Парадоксальным образом для историков гораздо проще рассуждать о статистических результатах и более длительных демографических феноменах даже в том случае, когда надежные данные отсутствуют и вместо них приходится использовать догадки. Так что можно вполне основательно утверждать, что население Европы или тех ее частей, для которых могут быть сделаны обоснованные оценки, похоже, непрерывно и относительно быстро росло начиная с середине XV века (когда началось восстановление от чумы) до примерно 1600 года[280], хотя именно в эти десятилетия происходили океанские открытия и европейские моряки имели благоприятную возможность привозить к себе домой новые инфекции из портов всей планеты. Однако даже в этом случае новые риски, связанные с заболеваниями, которые допускали подобные модели перемещений, оказались не слишком серьезными для европейских популяций — предположительно, потому, что большинство инфекций, которые могли успешно развиваться в европейском климате и условиях жизни, преобладавших в европейских городах, уже проникли на европейский континент в результате прежней циркуляции инфекций в пределах Старого Света.
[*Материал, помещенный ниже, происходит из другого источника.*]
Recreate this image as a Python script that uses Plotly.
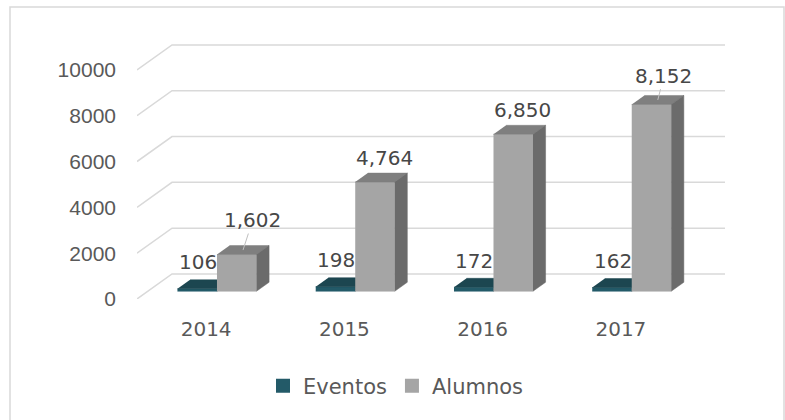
import plotly.graph_objects as go

# --- data ---
years = ["2014", "2015", "2016", "2017"]
eventos = [106, 198, 172, 162]
alumnos = [1602, 4764, 6850, 8152]
y_ticks = [0, 2000, 4000, 6000, 8000, 10000]

# --- fake 3D geometry ---
W, H = 785, 420
L, R, T, B = 137, 60, 44, 121
pw, ph = W - L - R, H - T - B
x_max = 4.253
y_max = 11130
px_x = pw / x_max          # pixels per category unit
px_y = ph / y_max          # pixels per value unit
DX = 35 / px_x             # depth of the back wall
DY = 25 / px_y
f0, f1 = 0.31, 0.67        # bars sit between these depth fractions
bw = 39.5 / px_x
dd, ddy = (f1 - f0) * DX, (f1 - f0) * DY
yb = f0 * DY

grid_c = "#d9d9d9"
ev_cols = ("#235a68", "#1c4650", "#163840")   # front, top, side
al_cols = ("#a5a5a5", "#7f7f7f", "#6b6b6b")

fig = go.Figure()

# gridlines: diagonal on the floor side + back wall
gx, gy = [], []
for v in y_ticks:
    gx += [0, DX, x_max, None]
    gy += [v, v + DY, v + DY, None]
fig.add_trace(go.Scatter(x=gx, y=gy, mode="lines", line=dict(color=grid_c, width=1.5),
                         hoverinfo="skip", showlegend=False))


def box(x0, x1, val, cols):
    top = yb + val
    faces = [
        ([x0, x1, x1, x0], [yb, yb, top, top], cols[0]),
        ([x0, x1, x1 + dd, x0 + dd], [top, top, top + ddy, top + ddy], cols[1]),
        ([x1, x1 + dd, x1 + dd, x1], [yb, yb + ddy, top + ddy, top], cols[2]),
    ]
    for fx, fy, c in faces:
        fig.add_trace(go.Scatter(x=fx, y=fy, fill="toself", fillcolor=c, mode="lines",
                                 line=dict(color=c, width=0.5), hoverinfo="skip",
                                 showlegend=False))


annots = []
lab_font = dict(family="DejaVu Sans", size=20, color="#474747")
leaders = {0: (9.7, -30), 3: (6.2, -24.3)}
for i in range(len(years)):
    ci = i + 0.5 + f0 * DX
    box(ci - bw, ci, eventos[i], ev_cols)
    box(ci, ci + bw, alumnos[i], al_cols)
    annots.append(dict(x=ci, y=yb + eventos[i], text=str(eventos[i]), showarrow=False,
                       xanchor="right", yanchor="middle", yshift=26.5, xshift=2, font=lab_font))
    if i in leaders:
        ax, ay = leaders[i]
        annots.append(dict(x=ci + bw / 2 + dd / 2, y=yb + alumnos[i] + ddy / 2,
                           text=f"{alumnos[i]:,}", showarrow=True, arrowhead=0,
                           arrowwidth=1, arrowcolor="#bfbfbf", ax=ax, ay=ay,
                           standoff=0, font=lab_font))
    else:
        annots.append(dict(x=ci + bw / 2, y=yb + alumnos[i] + ddy, text=f"{alumnos[i]:,}",
                           showarrow=False, yanchor="middle", xshift=9.5, yshift=15,
                           font=lab_font))

# legend entries
fig.add_trace(go.Scatter(x=[None], y=[None], mode="markers", name="Eventos",
                         marker=dict(symbol="square", size=14, color=ev_cols[0])))
fig.add_trace(go.Scatter(x=[None], y=[None], mode="markers", name="Alumnos",
                         marker=dict(symbol="square", size=14, color=al_cols[0])))

fig.update_layout(
    width=W, height=H,
    margin=dict(l=L, r=R, t=T, b=B),
    paper_bgcolor="white", plot_bgcolor="white",
    annotations=annots,
    showlegend=True,
    legend=dict(orientation="h", x=(396 - L) / pw, xanchor="center",
                y=-(386 - (H - B)) / ph, yanchor="middle",
                font=dict(family="DejaVu Sans", size=21, color="#595959"),
                bgcolor="rgba(0,0,0,0)"),
    shapes=[dict(type="rect", xref="paper", yref="paper",
                 x0=(10 - L) / pw, x1=(784 - L) / pw,
                 y0=((H - B) - 424) / ph, y1=((H - B) - 7) / ph,
                 line=dict(color=grid_c, width=1.5))],
    xaxis=dict(range=[0, x_max], showgrid=False, zeroline=False, showline=False,
               tickvals=[i + 0.5 for i in range(len(years))], ticktext=years,
               tickfont=dict(family="DejaVu Sans", size=20, color="#595959"),
               ticklabelstandoff=16, fixedrange=True),
    yaxis=dict(range=[0, y_max], showgrid=False, zeroline=False, showline=False,
               tickvals=y_ticks, ticktext=[str(v) for v in y_ticks],
               tickfont=dict(family="Liberation Sans", size=21, color="#595959"),
               ticklabelstandoff=20, fixedrange=True),
)

fig.write_html("out.html", config={"displayModeBar": False},
               post_script="document.body.style.margin='0';")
В Европе, как и в других территориях цивилизации, заражения знакомыми эпидемическими заболеваниями определенно происходили чаще (по меньшей мере в крупных портах и других средоточиях коммуникаций), однако инфекции, возвращавшиеся со все более частыми промежутками, неизбежно становились детскими болезнями. Благодаря предыдущим контактам с заболеваниями взрослые приобретали достаточно высокий и все более усиливавшийся уровень иммунитета к ним. Следовательно, единственно напрашивающийся парадоксальный вывод заключается в том, что чем больше подвержено заболеваниям то или иное сообщество, тем менее разрушительными становятся характерные для него эпидемии. Даже очень высокий уровень младенческой смертности переносился относительно легко. Цена рождения и воспитания еще одного ребенка взамен умершего была невелика в сравнении с потерями, предполагаемыми масштабной смертностью взрослых, которая неизбежно происходит в том случае, когда эпидемия ударяет по какой-либо популяции с нечастыми интервалами.
Следовательно, чем более плотная сеть коммуникаций связывала каждую часть Европы с остальным миром, тем меньше оказывалась вероятность подлинно опустошительных встреч с заболеваниями. Только генетическая мутация того или иного болезнетворного организма или новое перемещение паразитов к человеку от какого-либо иного хозяина обеспечивали возможность разрушительной эпидемии в ситуации, когда всемирный транспорт и коммуникации приобрели достаточную плотность для того, чтобы гарантировать высокую частоту циркуляции всех устоявшихся человеческих заболеваний среди цивилизованных популяций мира. Представляется, что именно это в действительности и произошло в промежутке между 1500 и 1700 годами.
Опустошительные эпидемии наподобие тех, что столь драматичным образом бушевали в европейских городах между 1346 годом и серединой XVII века, приобрели статус детских болезней либо, как в случае с чумой и малярией, существенно сократили географический охват своего проявления[281].
Для европейских популяций (особенно в Северо-Западной Европе, где к концу XVII века чума и малярия почти исчезли) результатом подобного систематического ослабления микропаразитической цепи было конечно же высвобождение возможности для последовательного роста их численности. Однако это была лишь возможность, поскольку любой существенный локальный рост населения быстро приносил новые проблемы — в особенности с обеспечением продовольствием, водой, а также проблему интенсификации других инфекций в крупных городах, размер которых превысил емкость прежних систем утилизации отходов. После 1600 года эти факторы стали оказывать существенное воздействие на европейские популяции, и эффективные решения данных проблем не появятся до XVIII века или даже позже.
Так или иначе, изменение паттерна эпидемического инфицирования было и остается фундаментальной вехой в экологии человека, и эта веха заслуживает больше внимания, чем уделялось ей прежде. На временной шкале всемирной истории «одомашнивание» эпидемических заболеваний, которое произошло между 1300 и 1700 годами, действительно следует рассматривать как фундаментальный прорыв, ставший прямым следствием двух великих транспортных революций этой эпохи — одна из них, начатая монголами, состоялась в сухопутном транспорте, а другая, начатая европейцами, — в морском.
Характерные для цивилизации формы инфекции, передающиеся от человека к человеку, вышли на первый план вместе с подъемом крупных городов и появлением взаимодействующих друг с другом людских масс, насчитывавших порядка полумиллиона человек. Исходно это могло происходить только в отдельных точках планеты, где сельское хозяйство было особенно производительным, а местные сети транспортировки делали концентрацию ресурсов в городских и имперских центрах сравнительно легкой задачей.